Study: Streaming music use to explode in five years

ABI Research says that smartphones could help propel music-streaming services from 5.9 million subscribers this year to 161 million in 2016.

Don Reisinger
CNET contributor Don Reisinger is a technology columnist who has covered everything from HDTVs to computers to Flowbee Haircut Systems. Besides his work with CNET, Don's work has been featured in a variety of other publications including PC World and a host of Ziff-Davis publications.
Don Reisinger
2 min read

If you think music-streaming services are big now, just wait five years.

According to data compiled by ABI Research, music-streaming services are set for rapid expansion in the coming half-decade, and they have mobile phones to thank for it. By the end of this year, ABI said, subscribers to paid music services who access them from a mobile phone will number about 5.9 million worldwide, and by 2016, that figure will grow to more than 161 million subscribers. That amounts to an annual growth rate of about 95 percent, the research firm said.

ABI Research on growth of music streaming.

The growth of streaming services comes as digital sales remain relatively stagnant.

In a report released earlier this year by Nielsen SoundScan, the definitive source on the state of the music industry, overall U.S. music sales were down 2.4 percent in 2010. Digital sales were up just 1 percent.

Part of the significant growth of streaming services will be attributable to the sheer number of people using mobile handsets. As more people opt for smartphones, they will increasingly turn to streaming options to find the content they want to hear, ABI said

The Asia-Pacific area will become the largest regional market for mobile music streaming at some point in 2012, according to ABI. Once it hits the top, that market's consumption of streaming services will continue to expand and help lead the explosion in streaming services.

Looking ahead, ABI Research believes that Rhapsody and Spotify, which offer paid access to their music tracks to mobile devices, will benefit most from the growth of streaming music.

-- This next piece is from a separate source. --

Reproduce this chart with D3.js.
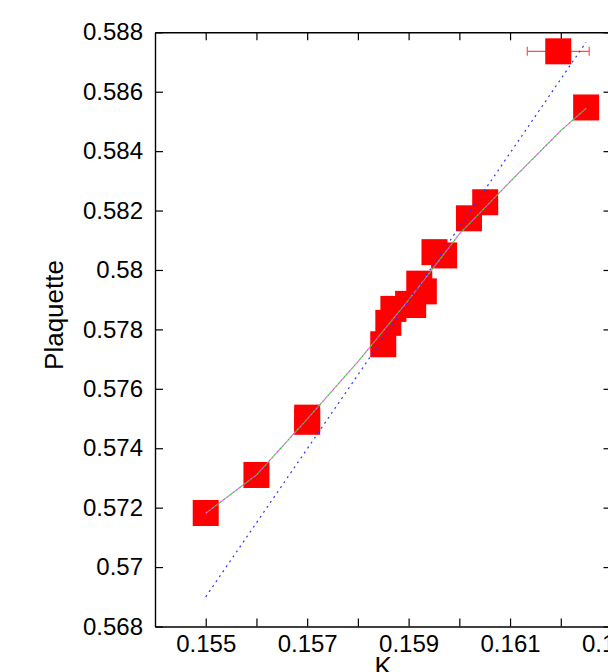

For now, it would seem that Apple, which offers the top pay-per-download digital-music marketplace in the industry, could stand to lose quite a bit as streaming services expand.

Then again, it might not.

Last month, a report in the Wall Street Journal claimed that Apple is working on turning its MobileMe online-storage service into a cloud-based entertainment platform that would allow users to stream digital content over the Web. That report followed a similar story in which music and film sources told CNET last year about Apple's intentions to deliver a cloud-based music and movie platform.